What is needed: Repeat the data word for word. Do not include the pictures.

Raw data:
'''
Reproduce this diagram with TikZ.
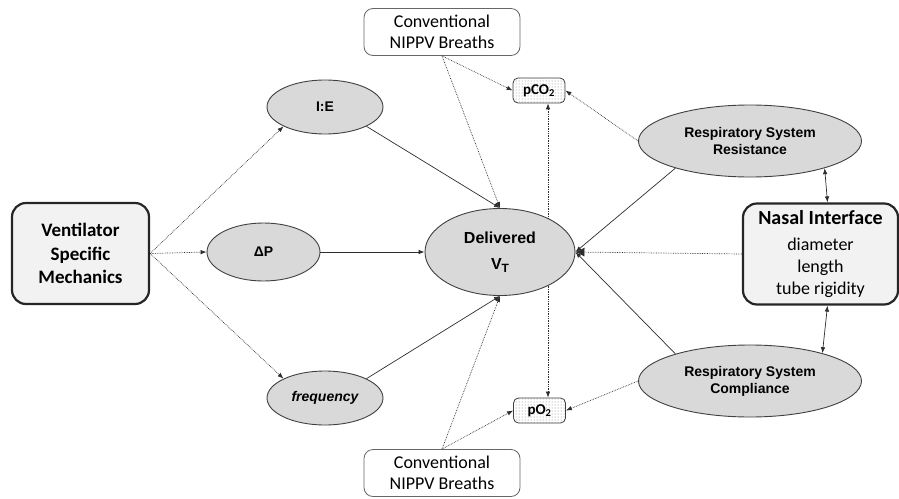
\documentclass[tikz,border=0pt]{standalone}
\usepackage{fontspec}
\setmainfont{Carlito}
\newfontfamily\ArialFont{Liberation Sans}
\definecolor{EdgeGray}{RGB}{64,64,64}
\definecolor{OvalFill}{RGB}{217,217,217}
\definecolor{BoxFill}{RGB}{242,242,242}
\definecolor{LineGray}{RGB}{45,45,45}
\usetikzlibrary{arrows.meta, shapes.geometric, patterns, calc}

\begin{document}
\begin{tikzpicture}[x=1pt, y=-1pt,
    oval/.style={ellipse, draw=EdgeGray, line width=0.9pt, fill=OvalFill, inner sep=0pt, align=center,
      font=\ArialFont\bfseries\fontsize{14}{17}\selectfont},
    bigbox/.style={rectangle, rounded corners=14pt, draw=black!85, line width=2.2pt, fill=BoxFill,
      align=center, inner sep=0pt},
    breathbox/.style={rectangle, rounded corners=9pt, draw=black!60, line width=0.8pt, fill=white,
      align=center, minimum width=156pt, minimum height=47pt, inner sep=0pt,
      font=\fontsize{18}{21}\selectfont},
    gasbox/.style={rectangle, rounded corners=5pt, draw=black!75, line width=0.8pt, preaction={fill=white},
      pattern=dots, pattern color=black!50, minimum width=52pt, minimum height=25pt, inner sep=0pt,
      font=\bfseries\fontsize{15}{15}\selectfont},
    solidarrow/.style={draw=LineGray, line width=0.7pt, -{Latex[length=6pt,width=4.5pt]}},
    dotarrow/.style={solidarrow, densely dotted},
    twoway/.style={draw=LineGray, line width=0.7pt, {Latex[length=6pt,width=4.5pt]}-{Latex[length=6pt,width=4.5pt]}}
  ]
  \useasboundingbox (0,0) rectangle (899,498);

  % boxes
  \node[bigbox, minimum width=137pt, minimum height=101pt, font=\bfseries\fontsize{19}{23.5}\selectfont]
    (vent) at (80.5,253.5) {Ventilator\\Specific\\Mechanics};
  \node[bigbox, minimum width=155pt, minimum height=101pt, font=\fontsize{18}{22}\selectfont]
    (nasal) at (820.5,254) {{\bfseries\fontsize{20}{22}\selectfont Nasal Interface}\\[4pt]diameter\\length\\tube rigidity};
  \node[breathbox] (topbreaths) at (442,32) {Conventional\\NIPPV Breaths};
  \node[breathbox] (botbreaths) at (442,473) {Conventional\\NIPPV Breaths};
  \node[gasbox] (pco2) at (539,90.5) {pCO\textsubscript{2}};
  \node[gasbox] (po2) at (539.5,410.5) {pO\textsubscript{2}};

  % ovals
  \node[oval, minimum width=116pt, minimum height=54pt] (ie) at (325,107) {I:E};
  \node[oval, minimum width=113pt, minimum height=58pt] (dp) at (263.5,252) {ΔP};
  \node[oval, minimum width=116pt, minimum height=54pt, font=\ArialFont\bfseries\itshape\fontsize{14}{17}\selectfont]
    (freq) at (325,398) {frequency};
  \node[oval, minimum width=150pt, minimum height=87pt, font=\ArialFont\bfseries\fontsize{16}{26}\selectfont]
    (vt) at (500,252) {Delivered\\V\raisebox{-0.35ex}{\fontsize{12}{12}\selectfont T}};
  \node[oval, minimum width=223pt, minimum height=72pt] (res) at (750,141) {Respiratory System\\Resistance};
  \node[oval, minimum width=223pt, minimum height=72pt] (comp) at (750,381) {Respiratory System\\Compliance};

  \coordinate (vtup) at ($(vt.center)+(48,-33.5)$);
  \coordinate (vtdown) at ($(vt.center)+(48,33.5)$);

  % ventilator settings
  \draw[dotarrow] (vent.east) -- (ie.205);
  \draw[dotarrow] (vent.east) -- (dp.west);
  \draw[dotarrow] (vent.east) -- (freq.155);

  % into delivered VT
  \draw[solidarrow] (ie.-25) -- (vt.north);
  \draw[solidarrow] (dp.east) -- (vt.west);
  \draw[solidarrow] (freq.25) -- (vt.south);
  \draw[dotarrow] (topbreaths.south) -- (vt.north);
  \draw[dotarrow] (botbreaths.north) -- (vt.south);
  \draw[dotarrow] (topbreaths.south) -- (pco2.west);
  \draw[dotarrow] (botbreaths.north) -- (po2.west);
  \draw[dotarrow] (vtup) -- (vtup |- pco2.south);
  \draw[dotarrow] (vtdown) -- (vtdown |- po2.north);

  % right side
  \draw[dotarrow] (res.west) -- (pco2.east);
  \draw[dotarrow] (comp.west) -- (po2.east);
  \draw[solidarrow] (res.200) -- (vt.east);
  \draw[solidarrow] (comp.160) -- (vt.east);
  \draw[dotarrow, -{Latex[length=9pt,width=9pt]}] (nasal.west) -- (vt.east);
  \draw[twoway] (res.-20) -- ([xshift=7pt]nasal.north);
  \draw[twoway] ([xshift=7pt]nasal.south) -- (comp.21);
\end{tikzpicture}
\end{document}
'''
Exercise result:
Reproduce this diagram with TikZ.
\documentclass[tikz,border=0pt]{standalone}
\usepackage{fontspec}
\setmainfont{Carlito}
\newfontfamily\ArialFont{Liberation Sans}
\definecolor{EdgeGray}{RGB}{64,64,64}
\definecolor{OvalFill}{RGB}{217,217,217}
\definecolor{BoxFill}{RGB}{242,242,242}
\definecolor{LineGray}{RGB}{45,45,45}
\usetikzlibrary{arrows.meta, shapes.geometric, patterns, calc}

\begin{document}
\begin{tikzpicture}[x=1pt, y=-1pt,
    oval/.style={ellipse, draw=EdgeGray, line width=0.9pt, fill=OvalFill, inner sep=0pt, align=center,
      font=\ArialFont\bfseries\fontsize{14}{17}\selectfont},
    bigbox/.style={rectangle, rounded corners=14pt, draw=black!85, line width=2.2pt, fill=BoxFill,
      align=center, inner sep=0pt},
    breathbox/.style={rectangle, rounded corners=9pt, draw=black!60, line width=0.8pt, fill=white,
      align=center, minimum width=156pt, minimum height=47pt, inner sep=0pt,
      font=\fontsize{18}{21}\selectfont},
    gasbox/.style={rectangle, rounded corners=5pt, draw=black!75, line width=0.8pt, preaction={fill=white},
      pattern=dots, pattern color=black!50, minimum width=52pt, minimum height=25pt, inner sep=0pt,
      font=\bfseries\fontsize{15}{15}\selectfont},
    solidarrow/.style={draw=LineGray, line width=0.7pt, -{Latex[length=6pt,width=4.5pt]}},
    dotarrow/.style={solidarrow, densely dotted},
    twoway/.style={draw=LineGray, line width=0.7pt, {Latex[length=6pt,width=4.5pt]}-{Latex[length=6pt,width=4.5pt]}}
  ]
  \useasboundingbox (0,0) rectangle (899,498);

  % boxes
  \node[bigbox, minimum width=137pt, minimum height=101pt, font=\bfseries\fontsize{19}{23.5}\selectfont]
    (vent) at (80.5,253.5) {Ventilator\\Specific\\Mechanics};
  \node[bigbox, minimum width=155pt, minimum height=101pt, font=\fontsize{18}{22}\selectfont]
    (nasal) at (820.5,254) {{\bfseries\fontsize{20}{22}\selectfont Nasal Interface}\\[4pt]diameter\\length\\tube rigidity};
  \node[breathbox] (topbreaths) at (442,32) {Conventional\\NIPPV Breaths};
  \node[breathbox] (botbreaths) at (442,473) {Conventional\\NIPPV Breaths};
  \node[gasbox] (pco2) at (539,90.5) {pCO\textsubscript{2}};
  \node[gasbox] (po2) at (539.5,410.5) {pO\textsubscript{2}};

  % ovals
  \node[oval, minimum width=116pt, minimum height=54pt] (ie) at (325,107) {I:E};
  \node[oval, minimum width=113pt, minimum height=58pt] (dp) at (263.5,252) {ΔP};
  \node[oval, minimum width=116pt, minimum height=54pt, font=\ArialFont\bfseries\itshape\fontsize{14}{17}\selectfont]
    (freq) at (325,398) {frequency};
  \node[oval, minimum width=150pt, minimum height=87pt, font=\ArialFont\bfseries\fontsize{16}{26}\selectfont]
    (vt) at (500,252) {Delivered\\V\raisebox{-0.35ex}{\fontsize{12}{12}\selectfont T}};
  \node[oval, minimum width=223pt, minimum height=72pt] (res) at (750,141) {Respiratory System\\Resistance};
  \node[oval, minimum width=223pt, minimum height=72pt] (comp) at (750,381) {Respiratory System\\Compliance};

  \coordinate (vtup) at ($(vt.center)+(48,-33.5)$);
  \coordinate (vtdown) at ($(vt.center)+(48,33.5)$);

  % ventilator settings
  \draw[dotarrow] (vent.east) -- (ie.205);
  \draw[dotarrow] (vent.east) -- (dp.west);
  \draw[dotarrow] (vent.east) -- (freq.155);

  % into delivered VT
  \draw[solidarrow] (ie.-25) -- (vt.north);
  \draw[solidarrow] (dp.east) -- (vt.west);
  \draw[solidarrow] (freq.25) -- (vt.south);
  \draw[dotarrow] (topbreaths.south) -- (vt.north);
  \draw[dotarrow] (botbreaths.north) -- (vt.south);
  \draw[dotarrow] (topbreaths.south) -- (pco2.west);
  \draw[dotarrow] (botbreaths.north) -- (po2.west);
  \draw[dotarrow] (vtup) -- (vtup |- pco2.south);
  \draw[dotarrow] (vtdown) -- (vtdown |- po2.north);

  % right side
  \draw[dotarrow] (res.west) -- (pco2.east);
  \draw[dotarrow] (comp.west) -- (po2.east);
  \draw[solidarrow] (res.200) -- (vt.east);
  \draw[solidarrow] (comp.160) -- (vt.east);
  \draw[dotarrow, -{Latex[length=9pt,width=9pt]}] (nasal.west) -- (vt.east);
  \draw[twoway] (res.-20) -- ([xshift=7pt]nasal.north);
  \draw[twoway] ([xshift=7pt]nasal.south) -- (comp.21);
\end{tikzpicture}
\end{document}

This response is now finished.